对交通肇事后逃逸行为应做严格限定的理由
交通肇事后逃逸应当严格限定为在事故发生后,在事故现场为逃避法律追究而逃离的情形,不应当在时空条件上做扩大理解。肇事者在非事故现场隐匿行踪的行为,虽然存在着逃避法律追究的意图,具有一定的社会危害性,但并不应之认定为逃逸。理由如下:
(一)非事故现场隐匿行踪的行为认定为逃逸不符合刑法的规范目的对逃逸做时空延伸理解的理论依据在于,承认肇事逃逸有两方面的规范目的:(1)为了督促肇事者能在事故发生后,及时抢救被害人,以防止危害后果的扩大;(2)为了司法机关能够控制肇事者,保障刑事诉讼的顺利进行。但笔者认为,交通肇事后逃逸的规范目的应当集中在保障现场被害人人身权益上:首先,犯罪行为人在犯罪后为逃避追究刑责而逃跑,属于人之常情,具有不期待可能性,比如故意杀人、放火、爆炸、强奸等比交通肇事性质更为恶劣,社会危害性更大的案件,侵犯法益更为严重的案件,都未将犯罪分子作案后逃匿作为加重处罚的情节。如果将肇事后逃逸的刑法规范目的认为是为了保障刑事诉讼的顺利进行,照此逻辑,上述案件也应当规定相应的逃逸情节。因此,交通肇事后逃逸的刑法规范目的不应包括保障刑事诉讼的顺利进行;第二,保护被害人的法益是刑法规定肇事后逃逸的目的。在交通事故发生后,滞留在事故现场的被害人的生命仍有得以挽救的可能,也就是仍存在需要刑法保护的法益。而犯罪行为人的先行肇事行为,已经产生了对被害人进行救治的义务,若其在此时逃逸,造成的直接后果就是被害人得不到及时的救治,可能造成伤情后果的加重甚至死亡。为此,对于在事故发生后,犯罪行为人从现场逃跑而对被害人弃之不顾的逃逸行为,因可能造成对被害人法益的进一步损害,而以刑法评价的方式,将该行为作为入罪或是法定刑升格的必要条件,通过刑法的惩罚、预防功能以实现保护被害人权益的最终目的。反观犯罪行为人在事故发生后的其他时间、地点隐匿行踪的行为,因被害人不可能未送医救治,也就不存在需要刑法保护的法益,对犯罪行为人的隐匿行为也就不存在认定为刑法意义上的“逃逸”的必要性。
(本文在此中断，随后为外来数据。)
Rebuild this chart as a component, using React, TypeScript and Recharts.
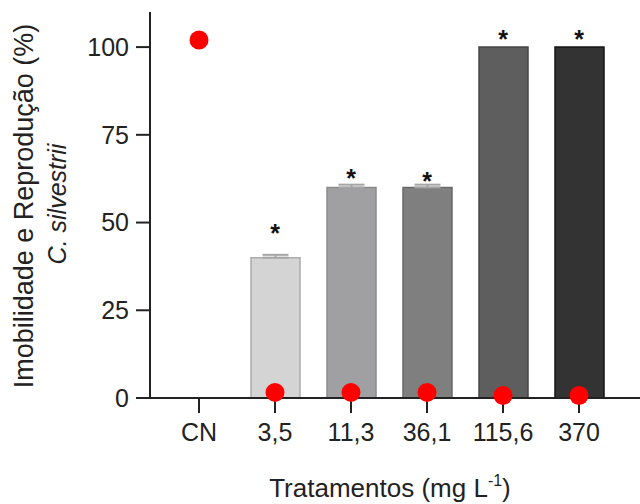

(二)将非事故现场隐匿行踪的行为视为逃逸,是对“现场”这一关键词的曲解笔者认为,交通肇事逃逸中的“现场”包含了时间及空间两方面的含义,即事故发生后的第一时间及事故发生的地点。按照这种解释,交通肇事逃逸就应当限定为事故发生后离开事故现场的行为,而不能将在非事故现场逃跑的行为认定为逃逸。
为了解决这个矛盾,司法实务中普遍存在着将“现场”做扩大理解的情况,即将现场的范围从事故发生的地点,扩大到了事故发生后犯罪行为人为了逃避法律追究而脱离监管的相关场所,从时间上,则延伸到了事故发生后至犯罪行为人被限制人身自由前甚至是开庭审判前。典型的就是犯罪行为人将被害人送医或者是本人在医院就医后,为了躲避追究隐匿行踪,司法机关将把医院视为“现场”,而将此种行为认定为交通肇事后逃逸。对“现场”做上述扩张理解实际上是一种不当的扩大解释。